Common style-guide mistakes
Even well-designed guides fail in predictable ways. Avoid these:
- Being too vague — ‘use blue’ instead of exact colour codes.
- Showing only correct usage and never what misuse looks like.
- Making it so long and rigid that no one actually reads it.
- Never updating it as the brand evolves, so it drifts out of date.
Keeping the guide alive and used
A style guide only delivers value if people actually reach for it, which means its creation is the beginning rather than the end of the work. The most beautiful document is useless if it sits forgotten in a folder, so it pays to make the guide easy to find, easy to navigate, and available in a format everyone can access — increasingly a shared online version rather than a static file that quickly becomes outdated. Onboarding new team members and external partners with the guide sets expectations from day one and prevents the slow accumulation of off-brand work. It also helps to treat the guide as a living document: brands grow, add products, enter new channels and occasionally refresh their look, and the guide should be reviewed and updated to reflect that rather than being frozen at launch. Gathering feedback from the people who use it day to day reveals gaps and ambiguities you didn't anticipate, and closing those gaps steadily makes the guide more genuinely useful. Consistency, ultimately, comes not from the existence of rules but from their being understood and applied, so the effort you put into keeping the guide clear, current and visible is what turns it from a nice artefact into the practical backbone of a recognisable brand.
Printable checklist
Print this page or save the PDF to keep these steps handy.
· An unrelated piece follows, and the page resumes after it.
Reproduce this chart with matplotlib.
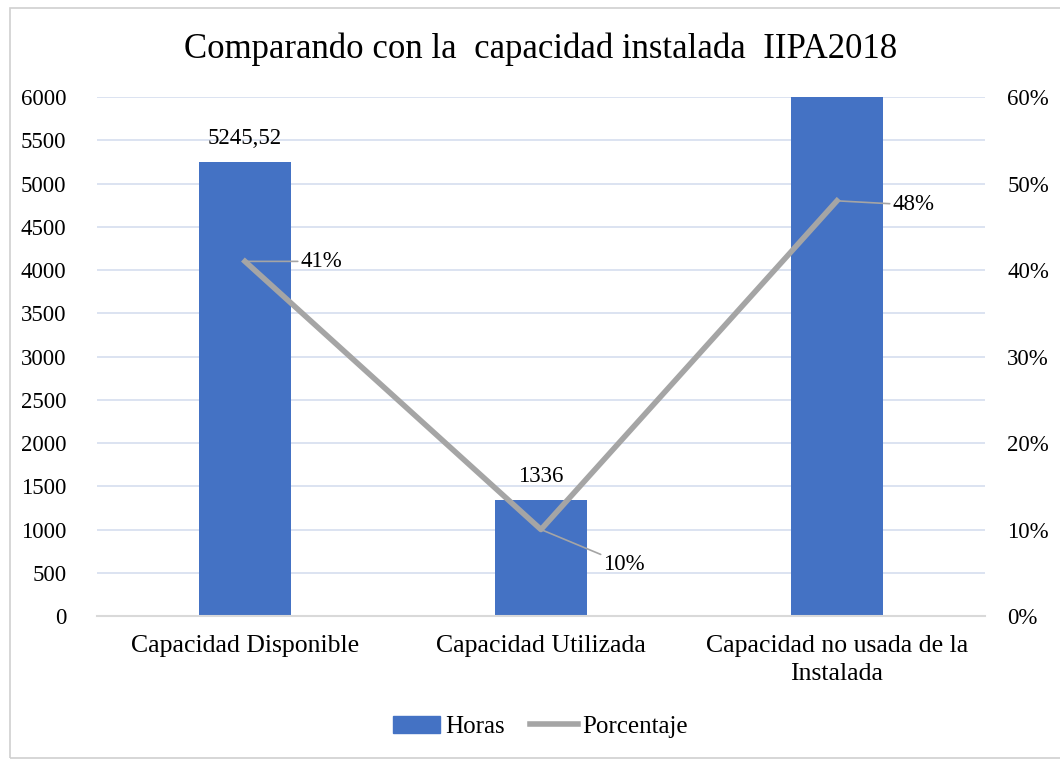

- Start with brand foundations
- Define logo usage
- Specify the colour palette
- Set typography rules
- Define imagery and visual style
- Capture your brand voice
- What a complete style guide includes
- Common style-guide mistakes
Summary
A brand style guide is a reference document that defines how your brand should look and sound. The core elements are logo usage rules, a defined colour palette, typography, imagery style, and brand voice and tone, ideally anchored by a short statement of brand purpose and values. Build it so it's clear, practical and easy to follow, then keep it accessible and update it as your brand evolves. Consistency is the whole point.
Key Takeaways
- A style guide keeps your brand consistent across everyone who uses it.
- Core elements: logo rules, colours, typography, imagery and voice.
- Anchor it in a brief statement of brand purpose and values.
- Show clear do's and don'ts, not just specifications.
- Keep it accessible and update it as the brand evolves.
Frequently Asked Questions
How long does a brand style guide need to be?
As long as it needs to be useful and no longer. A small brand may need only a few well-organised pages covering logo, colours, type and voice; larger organisations may need more. Clarity matters more than length.
Who needs access to the style guide?
Anyone who creates or represents your brand — designers, marketers, writers, partners and freelancers. Keeping it accessible is what makes consistency possible across everyone involved.
How often should I update it?
Review it whenever your brand evolves — a refresh, new channels, or new needs. A style guide should be a living document, not a file that's created once and forgotten.